With its restoration completed in August 1992, 06437 was shown to great acclaim at several California concours, earning Second in Class at the Pebble Beach Concours d’Elegance® as well as several other trophies. This success continued into 1993, with the 275 GTB Speciale receiving the Excellence Cup at the Cavallino Classic in Palm Beach, Florida, as well as placing First in Class at the FCA Vintage Ferrari Concours.
In 1993, Mr. Wang sold 06437 to the current owner; for the past 25 years, this extraordinary 275 GTB has been a fixture in one of the most significant private collections of coachbuilt and competition Ferraris ever assembled. Over the years, many collectors have attempted to acquire the Ferrari, though it has remained elusive, sequestered by its long-term owner and unavailable for decades.

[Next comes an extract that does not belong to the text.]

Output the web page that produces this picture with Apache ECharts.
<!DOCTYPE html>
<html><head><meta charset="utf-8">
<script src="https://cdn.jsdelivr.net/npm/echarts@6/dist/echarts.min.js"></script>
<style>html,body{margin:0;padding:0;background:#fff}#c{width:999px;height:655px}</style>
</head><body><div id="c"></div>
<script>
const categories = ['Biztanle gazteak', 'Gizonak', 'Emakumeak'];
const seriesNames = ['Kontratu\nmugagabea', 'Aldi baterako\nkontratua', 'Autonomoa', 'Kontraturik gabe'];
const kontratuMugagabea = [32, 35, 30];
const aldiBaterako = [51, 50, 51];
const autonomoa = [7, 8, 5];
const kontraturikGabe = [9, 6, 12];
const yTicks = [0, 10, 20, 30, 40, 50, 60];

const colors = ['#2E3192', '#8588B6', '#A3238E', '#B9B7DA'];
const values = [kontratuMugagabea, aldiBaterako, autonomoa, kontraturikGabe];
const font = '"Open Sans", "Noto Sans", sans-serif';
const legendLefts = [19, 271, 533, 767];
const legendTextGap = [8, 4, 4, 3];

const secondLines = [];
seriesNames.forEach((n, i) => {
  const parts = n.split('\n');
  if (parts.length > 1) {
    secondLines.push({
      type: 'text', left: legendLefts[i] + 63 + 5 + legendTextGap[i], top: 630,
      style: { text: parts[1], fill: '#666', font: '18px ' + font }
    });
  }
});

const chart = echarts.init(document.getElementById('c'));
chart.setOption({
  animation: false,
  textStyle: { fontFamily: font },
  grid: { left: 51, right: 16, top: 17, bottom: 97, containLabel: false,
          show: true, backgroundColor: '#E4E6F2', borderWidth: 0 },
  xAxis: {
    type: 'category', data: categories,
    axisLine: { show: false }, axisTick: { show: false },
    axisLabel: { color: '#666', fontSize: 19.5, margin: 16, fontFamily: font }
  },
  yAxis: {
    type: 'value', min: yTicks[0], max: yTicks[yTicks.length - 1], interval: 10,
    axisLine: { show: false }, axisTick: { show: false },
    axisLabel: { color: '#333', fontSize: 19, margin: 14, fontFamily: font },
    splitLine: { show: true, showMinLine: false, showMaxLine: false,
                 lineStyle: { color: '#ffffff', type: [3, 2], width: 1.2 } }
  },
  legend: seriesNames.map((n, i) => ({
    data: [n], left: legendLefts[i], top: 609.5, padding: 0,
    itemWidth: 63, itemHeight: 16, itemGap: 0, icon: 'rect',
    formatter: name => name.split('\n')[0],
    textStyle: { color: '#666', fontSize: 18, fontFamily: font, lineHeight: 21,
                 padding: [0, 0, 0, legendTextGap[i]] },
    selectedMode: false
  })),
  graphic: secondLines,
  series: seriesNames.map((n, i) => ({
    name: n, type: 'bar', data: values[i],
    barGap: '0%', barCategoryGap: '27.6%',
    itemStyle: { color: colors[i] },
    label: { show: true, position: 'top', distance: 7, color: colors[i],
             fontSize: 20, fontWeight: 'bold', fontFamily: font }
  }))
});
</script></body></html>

While it has been kept out of the public eye in static storage and not driven for many years, it is well known to Ferrari enthusiasts and historians, who have carefully documented its history and unique features. Today, it retains the special equipment with which it was built, including its original, matchingnumbers engine, correctly stamped 06437 with internal no. 152/64.
A one-of-a-kind 275 GTB, built by Carrozzeria Pininfarina, arguably the most successful and influential Italian coachbuilder of all time, 06437 is a world-class Ferrari that possesses every special quality sought by discerning collectors. It is a masterpiece of mid-century industrial art that represents the intersection of two of the most famous Italian firms working at the height of their powers.
Chassis 06437, the onetime personal property of an automotive legend, is by any standard a significant coachbuilt Ferrari and one of the most enduring sports car designs of the 1960s. A testament to its timeless appeal, this car remains as fresh and exciting today as it did upon its world debut at the Frankfurt Motor Show in 1965.
Gooding & Company is honored to present this magnificent automobile – surely among the most important and distinctive Ferraris ever built – at public auction for the first time in its history.